*Work instructions:* Retype the data that follows line by line, exactly, and leave its pictures out.

*Stored data:*
******

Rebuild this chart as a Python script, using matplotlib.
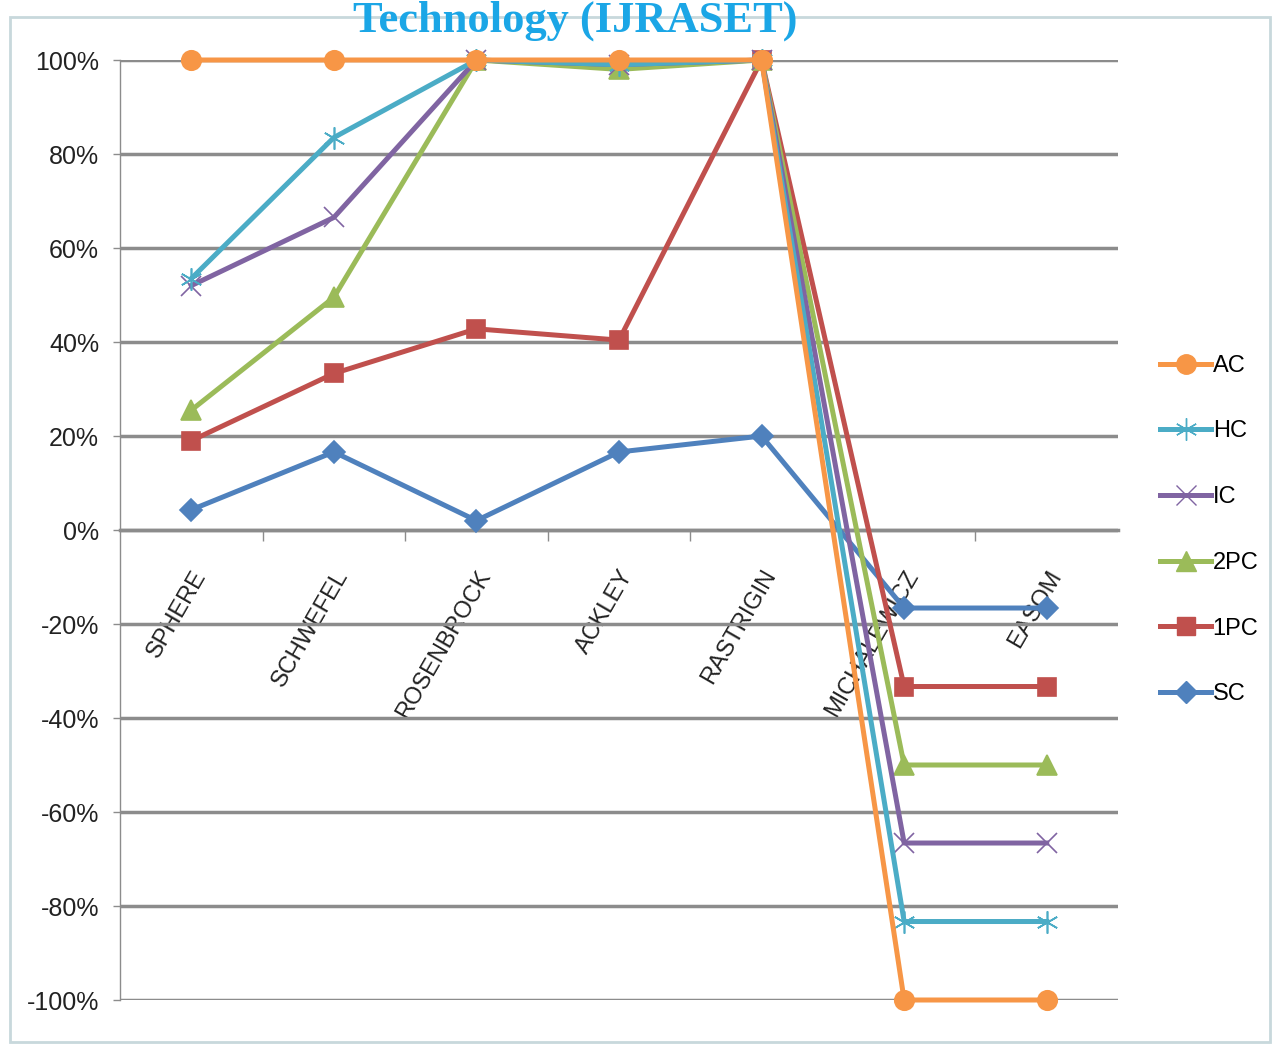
import matplotlib
matplotlib.use("Agg")
import matplotlib.pyplot as plt
from matplotlib.ticker import FuncFormatter, FixedLocator
from matplotlib.patches import Rectangle
from matplotlib.lines import Line2D

categories = ["SPHERE", "SCHWEFEL", "ROSENBROCK", "ACKLEY", "RASTRIGIN", "MICHALEWICZ", "EASOM"]
series_names = ["AC", "HC", "IC", "2PC", "1PC", "SC"]
ac = [100, 100, 100, 100, 100, -100, -100]
hc = [53.5, 83.5, 100, 99, 100, -83.3, -83.3]
ic = [52, 66.5, 100, 99, 100, -66.6, -66.6]
pc2 = [25.5, 49.5, 100, 98, 100, -50, -50]
pc1 = [19, 33.3, 42.8, 40.4, 100, -33.3, -33.3]
sc = [4.3, 16.6, 2, 16.6, 20, -16.6, -16.6]
yticks = [-100, -80, -60, -40, -20, 0, 20, 40, 60, 80, 100]

colors = {"AC": "#F79646", "HC": "#4BACC6", "IC": "#8064A2",
          "2PC": "#9BBB59", "1PC": "#C0504D", "SC": "#4F81BD"}
markers = {"AC": "o", "HC": (6, 2, 0), "IC": "x", "2PC": "^", "1PC": "s", "SC": "D"}
msize = {"AC": 14, "HC": 16, "IC": 14, "2PC": 14, "1PC": 13, "SC": 11}
data = {"AC": ac, "HC": hc, "IC": ic, "2PC": pc2, "1PC": pc1, "SC": sc}

fig = plt.figure(figsize=(12.74, 10.49), dpi=100)
ax = fig.add_axes([120/1274, 1 - 1000/1049, (1118-120)/1274, (1000-60)/1049])

x = list(range(len(categories)))
draw_order = ["SC", "1PC", "2PC", "IC", "HC", "AC"]
for name in draw_order:
    ax.plot(x, data[name], color=colors[name], lw=3.6, marker=markers[name],
            markersize=msize[name], markeredgewidth=1.2,
            markeredgecolor=colors[name], zorder=3, clip_on=False)

ax.set_xlim(-0.5, len(categories) - 0.5)
ax.set_ylim(-100, 100)
ax.yaxis.set_major_locator(FixedLocator(yticks))
ax.yaxis.set_major_formatter(FuncFormatter(lambda v, p: f"{int(v)}%"))
ax.grid(axis="y", color="#8C8C8C", lw=2.5, zorder=1)
ax.set_axisbelow(True)

for s in ["top", "right"]:
    ax.spines[s].set_visible(False)
ax.spines["left"].set_color("#8C8C8C")
ax.spines["left"].set_linewidth(1.0)
ax.spines["bottom"].set_position(("data", 0))
ax.spines["bottom"].set_color("#8C8C8C")
ax.spines["bottom"].set_linewidth(2.5)

ax.set_xticks(x)
ax.set_xticklabels(categories, rotation=60, ha="right", va="top",
                   rotation_mode="anchor", fontsize=17, color="#222222",
                   family="Liberation Sans")
ax.tick_params(axis="x", which="major", length=0, pad=26)
ax.set_xticks([i + 0.5 for i in range(len(categories) - 1)], minor=True)
ax.tick_params(axis="x", which="minor", length=8, width=1, color="#8C8C8C", direction="out")
ax.tick_params(axis="y", length=5, width=1, color="#8C8C8C", labelsize=18,
               labelcolor="#222222", pad=10)
for lab in ax.get_yticklabels():
    lab.set_family("Liberation Sans")

handles = [Line2D([0], [0], color=colors[n], lw=3.6, marker=markers[n],
                  markersize=msize[n], markeredgecolor=colors[n]) for n in series_names]
leg = fig.legend(handles, series_names, loc="center left",
                 bbox_to_anchor=(1143/1274, 1 - 530/1049), frameon=False,
                 prop={"family": "Liberation Sans", "size": 17},
                 labelspacing=1.85, handlelength=2.2, handletextpad=0.05,
                 borderpad=0.2)

fig.patches.append(Rectangle((10/1274, 1 - 1042/1049), 1260/1274, 1025/1049,
                             transform=fig.transFigure, fill=False,
                             edgecolor="#C8D8DC", lw=2))

fig.text(575/1274, 1 - 32/1049, "Technology (IJRASET)", ha="center", va="baseline",
         fontsize=32, fontweight="bold", family="Liberation Serif", color="#1BA6E6")

fig.savefig("out.png", dpi=100)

******

*Expected answer:*
Rebuild this chart as a Python script, using matplotlib.
import matplotlib
matplotlib.use("Agg")
import matplotlib.pyplot as plt
from matplotlib.ticker import FuncFormatter, FixedLocator
from matplotlib.patches import Rectangle
from matplotlib.lines import Line2D

categories = ["SPHERE", "SCHWEFEL", "ROSENBROCK", "ACKLEY", "RASTRIGIN", "MICHALEWICZ", "EASOM"]
series_names = ["AC", "HC", "IC", "2PC", "1PC", "SC"]
ac = [100, 100, 100, 100, 100, -100, -100]
hc = [53.5, 83.5, 100, 99, 100, -83.3, -83.3]
ic = [52, 66.5, 100, 99, 100, -66.6, -66.6]
pc2 = [25.5, 49.5, 100, 98, 100, -50, -50]
pc1 = [19, 33.3, 42.8, 40.4, 100, -33.3, -33.3]
sc = [4.3, 16.6, 2, 16.6, 20, -16.6, -16.6]
yticks = [-100, -80, -60, -40, -20, 0, 20, 40, 60, 80, 100]

colors = {"AC": "#F79646", "HC": "#4BACC6", "IC": "#8064A2",
          "2PC": "#9BBB59", "1PC": "#C0504D", "SC": "#4F81BD"}
markers = {"AC": "o", "HC": (6, 2, 0), "IC": "x", "2PC": "^", "1PC": "s", "SC": "D"}
msize = {"AC": 14, "HC": 16, "IC": 14, "2PC": 14, "1PC": 13, "SC": 11}
data = {"AC": ac, "HC": hc, "IC": ic, "2PC": pc2, "1PC": pc1, "SC": sc}

fig = plt.figure(figsize=(12.74, 10.49), dpi=100)
ax = fig.add_axes([120/1274, 1 - 1000/1049, (1118-120)/1274, (1000-60)/1049])

x = list(range(len(categories)))
draw_order = ["SC", "1PC", "2PC", "IC", "HC", "AC"]
for name in draw_order:
    ax.plot(x, data[name], color=colors[name], lw=3.6, marker=markers[name],
            markersize=msize[name], markeredgewidth=1.2,
            markeredgecolor=colors[name], zorder=3, clip_on=False)

ax.set_xlim(-0.5, len(categories) - 0.5)
ax.set_ylim(-100, 100)
ax.yaxis.set_major_locator(FixedLocator(yticks))
ax.yaxis.set_major_formatter(FuncFormatter(lambda v, p: f"{int(v)}%"))
ax.grid(axis="y", color="#8C8C8C", lw=2.5, zorder=1)
ax.set_axisbelow(True)

for s in ["top", "right"]:
    ax.spines[s].set_visible(False)
ax.spines["left"].set_color("#8C8C8C")
ax.spines["left"].set_linewidth(1.0)
ax.spines["bottom"].set_position(("data", 0))
ax.spines["bottom"].set_color("#8C8C8C")
ax.spines["bottom"].set_linewidth(2.5)

ax.set_xticks(x)
ax.set_xticklabels(categories, rotation=60, ha="right", va="top",
                   rotation_mode="anchor", fontsize=17, color="#222222",
                   family="Liberation Sans")
ax.tick_params(axis="x", which="major", length=0, pad=26)
ax.set_xticks([i + 0.5 for i in range(len(categories) - 1)], minor=True)
ax.tick_params(axis="x", which="minor", length=8, width=1, color="#8C8C8C", direction="out")
ax.tick_params(axis="y", length=5, width=1, color="#8C8C8C", labelsize=18,
               labelcolor="#222222", pad=10)
for lab in ax.get_yticklabels():
    lab.set_family("Liberation Sans")

handles = [Line2D([0], [0], color=colors[n], lw=3.6, marker=markers[n],
                  markersize=msize[n], markeredgecolor=colors[n]) for n in series_names]
leg = fig.legend(handles, series_names, loc="center left",
                 bbox_to_anchor=(1143/1274, 1 - 530/1049), frameon=False,
                 prop={"family": "Liberation Sans", "size": 17},
                 labelspacing=1.85, handlelength=2.2, handletextpad=0.05,
                 borderpad=0.2)

fig.patches.append(Rectangle((10/1274, 1 - 1042/1049), 1260/1274, 1025/1049,
                             transform=fig.transFigure, fill=False,
                             edgecolor="#C8D8DC", lw=2))

fig.text(575/1274, 1 - 32/1049, "Technology (IJRASET)", ha="center", va="baseline",
         fontsize=32, fontweight="bold", family="Liberation Serif", color="#1BA6E6")

fig.savefig("out.png", dpi=100)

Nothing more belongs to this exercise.